Your task => Identify and copy all lines of the material where the string "this" is found.

────────────────────

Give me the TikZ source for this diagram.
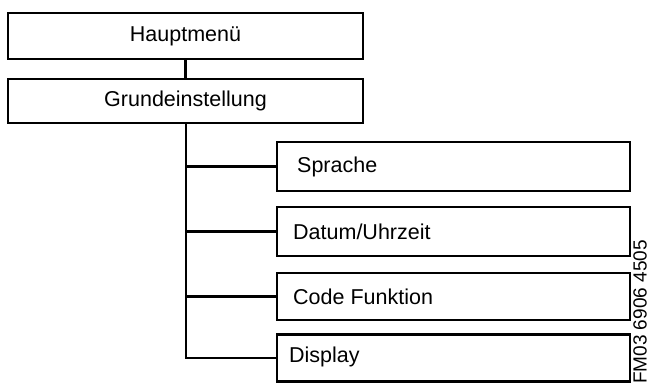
\documentclass[tikz,border=0pt]{standalone}
\usepackage{fontspec}
\setmainfont{Liberation Sans}
\begin{document}
\begin{tikzpicture}[x=1pt,y=-1pt,
  box/.style={draw, line width=2.6pt, rectangle, inner sep=0pt},
  lbl/.style={font=\fontsize{21.5}{24}\selectfont, inner sep=0pt},
  conn/.style={line width=2.6pt}]
\useasboundingbox (0,0) rectangle (648,383);
% top boxes
\node[box, minimum width=355pt, minimum height=46pt, lbl] (hm) at (185.5,36) {Hauptmenü};
\node[box, minimum width=355pt, minimum height=44pt, lbl] (ge) at (185.5,101) {Grundeinstellung};
% child boxes
\node[box, minimum width=353pt, minimum height=49pt] (sp) at (453.5,166.5) {};
\node[box, minimum width=353pt, minimum height=49pt] (dt) at (453.5,231.5) {};
\node[box, minimum width=353pt, minimum height=47pt] (cf) at (453.5,296.5) {};
\node[box, minimum width=353pt, minimum height=47pt] (dp) at (453.5,358) {};
% child texts
\node[lbl, anchor=west] (tsp) at (297,166.5) {Sprache};
\node[lbl, anchor=west] (tdt) at (293,231.5) {Datum/Uhrzeit};
\node[lbl, anchor=west] (tcf) at (293,297) {Code Funktion};
\node[lbl, anchor=west] (tdp) at (289,357) {Display};
% connectors
\coordinate (bus) at (186,358);
\draw[conn] (hm.south) -- (ge.north);
\draw[conn] (ge.south -| bus) -- (bus) -- (dp.west);
\draw[conn] (sp.west -| bus) -- (sp.west);
\draw[conn] (dt.west -| bus) -- (dt.west);
\draw[conn] (cf.west -| bus) -- (cf.west);
% code
\node[rotate=90, anchor=east, font=\fontsize{19}{21}\selectfont, inner sep=0pt] (code) at (640,240) {FM03 6906 4505};
\end{tikzpicture}
\end{document}
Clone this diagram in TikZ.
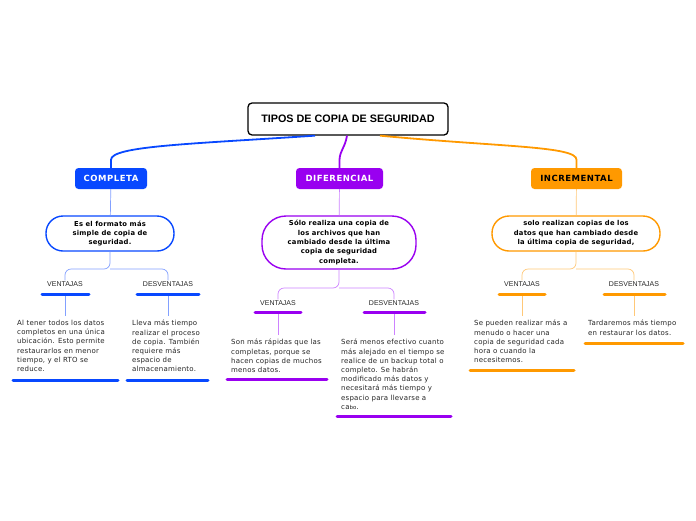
\documentclass[tikz,border=0pt]{standalone}
\usepackage{fontspec}
\setmainfont{DejaVu Sans}
\newfontfamily\arialf{Liberation Sans}
\newfontfamily\catf[LetterSpace=6]{DejaVu Sans}
\newfontfamily\subf[LetterSpace=3]{DejaVu Sans}
\newfontfamily\bodyf[LetterSpace=3]{DejaVu Sans}
\definecolor{cblue}{RGB}{8,72,255}
\definecolor{cpurple}{RGB}{153,0,240}
\definecolor{corange}{RGB}{255,153,0}
\definecolor{lblue}{RGB}{130,160,255}
\definecolor{lpurple}{RGB}{205,130,255}
\definecolor{lorange}{RGB}{255,200,120}
\tikzset{
  rootbox/.style={draw=black, line width=1.3pt, rounded corners=4pt, fill=white,
    minimum width=200pt, minimum height=32pt, inner sep=0pt,
    font=\arialf\fontsize{10.8}{12}\selectfont\bfseries},
  catbox/.style={rounded corners=3.5pt, minimum height=21pt, inner sep=0pt,
    font=\catf\fontsize{8.5}{9}\selectfont\bfseries},
  subbox/.style={draw, line width=1.4pt, fill=white, align=center, inner sep=0pt,
    font=\subf\fontsize{6.8}{9.4}\selectfont\bfseries},
  lab/.style={inner sep=1pt, font=\arialf\fontsize{7}{8}\selectfont, text=black!85},
  body/.style={anchor=north west, inner sep=0pt, align=left,
    font=\bodyf\fontsize{7}{9.2}\selectfont, text=black!85},
  bar/.style={line width=3pt, line cap=round},
  thinline/.style={line width=0.7pt},
  mainline/.style={line width=1.8pt},
}
\begin{document}
\begin{tikzpicture}[x=1pt,y=-1pt]
\useasboundingbox (0,0) rectangle (696,520);

% root
\node[rootbox] (root) at (348,119) {TIPOS DE COPIA DE SEGURIDAD};

% categories
\node[catbox, fill=cblue, text=white, minimum width=72pt] (c1) at (111,178.5) {COMPLETA};
\node[catbox, fill=cpurple, text=white, minimum width=87pt] (c2) at (339.5,178.5) {DIFERENCIAL};
\node[catbox, fill=corange, text=black, minimum width=91pt] (c3) at (576.5,178.5) {INCREMENTAL};

% main connectors
\draw[mainline, cblue] ([xshift=-33pt]root.south) .. controls (190,144) and (111,146) .. ([yshift=8pt]c1.north) -- (c1.north);
\draw[mainline, cpurple] ([xshift=-1pt]root.south) .. controls (345,148) and (340,150) .. ([yshift=8pt]c2.north) -- (c2.north);
\draw[mainline, corange] ([xshift=32pt]root.south) .. controls (500,147) and (577,146) .. ([yshift=8pt]c3.north) -- (c3.north);

% sub boxes
\node[subbox, draw=cblue, minimum width=128pt, minimum height=35pt, rounded corners=17pt] (s1) at (110,233.5)
  {Es el formato más\\simple de copia de\\seguridad.};
\node[subbox, draw=cpurple, minimum width=154pt, minimum height=53pt, rounded corners=24pt] (s2) at (339,242.5)
  {Sólo realiza una copia de\\los archivos que han\\cambiado desde la última\\copia de seguridad\\completa.};
\node[subbox, draw=corange, minimum width=168pt, minimum height=35pt, rounded corners=17pt] (s3) at (576,233.5)
  {solo realizan copias de los\\datos que han cambiado desde\\la última copia de seguridad,};

\draw[thinline, lblue] (c1) -- (s1);
\draw[thinline, lpurple] (c2) -- (s2);
\draw[thinline, lorange] (c3) -- (s3);

% labels
\node[lab] (v1) at (65,284) {VENTAJAS};
\node[lab] (d1) at (168,284) {DESVENTAJAS};
\node[lab] (v2) at (278,303) {VENTAJAS};
\node[lab] (d2) at (394,303) {DESVENTAJAS};
\node[lab] (v3) at (522,284) {VENTAJAS};
\node[lab] (d3) at (634,284) {DESVENTAJAS};

% branches
\coordinate (j1) at (110,269);
\coordinate (j2) at (339,288);
\coordinate (j3) at (576,269);
\draw[thinline, lblue, rounded corners=6pt] (s1.south) -- (j1) -| (v1.north);
\draw[thinline, lblue, rounded corners=6pt] (j1) -| (d1.north);
\draw[thinline, lpurple, rounded corners=6pt] (s2.south) -- (j2) -| (v2.north);
\draw[thinline, lpurple, rounded corners=6pt] (j2) -| (d2.north);
\draw[thinline, lorange, rounded corners=6pt] (s3.south) -- (j3) -| (v3.north);
\draw[thinline, lorange, rounded corners=6pt] (j3) -| (d3.north);

% label bars
\draw[bar, cblue] (42,294) -- (89,294);
\draw[bar, cblue] (137,294) -- (199,294);
\draw[bar, cpurple] (255,312) -- (301,312);
\draw[bar, cpurple] (364,312) -- (425,312);
\draw[bar, corange] (499,294) -- (545,294);
\draw[bar, corange] (604,294) -- (665,294);

% stems to texts
\coordinate (a1) at (65,296); \coordinate (b1) at (65,316);
\coordinate (a2) at (168,296); \coordinate (b2) at (168,316);
\coordinate (a3) at (278,314); \coordinate (b3) at (278,335);
\coordinate (a4) at (394,314); \coordinate (b4) at (394,335);
\coordinate (a5) at (522,296); \coordinate (b5) at (522,316);
\coordinate (a6) at (634,296); \coordinate (b6) at (634,316);
\draw[thinline, lblue] (a1) -- (b1);
\draw[thinline, lblue] (a2) -- (b2);
\draw[thinline, lpurple] (a3) -- (b3);
\draw[thinline, lpurple] (a4) -- (b4);
\draw[thinline, lorange] (a5) -- (b5);
\draw[thinline, lorange] (a6) -- (b6);

% texts
\node[body] (t1) at (17,320) {Al tener todos los datos\\completos en una única\\ubicación. Esto permite\\restaurarlos en menor\\tiempo, y el RTO se\\reduce.};
\node[body] (t2) at (132,320) {Lleva más tiempo\\realizar el proceso\\de copia. También\\requiere más\\espacio de\\almacenamiento.};
\node[body] (t3) at (231,339) {Son más rápidas que las\\completas, porque se\\hacen copias de muchos\\menos datos.};
\node[body] (t4) at (341,339) {Será menos efectivo cuanto\\más alejado en el tiempo se\\realice de un backup total o\\completo. Se habrán\\modificado más datos y\\necesitará más tiempo y\\espacio para llevarse a\\ca{\fontsize{5.5}{9.2}\selectfont bo}.};
\node[body] (t5) at (474,320) {Se pueden realizar más a\\menudo o hacer una\\copia de seguridad cada\\hora o cuando la\\necesitemos.};
\node[body] (t6) at (588,320) {Tardaremos más tiempo\\en restaurar los datos.};

% text bars
\draw[bar, cblue] (13,380) -- (118,380);
\draw[bar, cblue] (127,380) -- (208,380);
\draw[bar, cpurple] (227,379) -- (327,379);
\draw[bar, cpurple] (337,416) -- (451,416);
\draw[bar, corange] (470,370) -- (574,370);
\draw[bar, corange] (585,343) -- (683,343);
\end{tikzpicture}
\end{document}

────────────────────

Result of the exercise =>
Give me the TikZ source for this diagram.
Clone this diagram in TikZ.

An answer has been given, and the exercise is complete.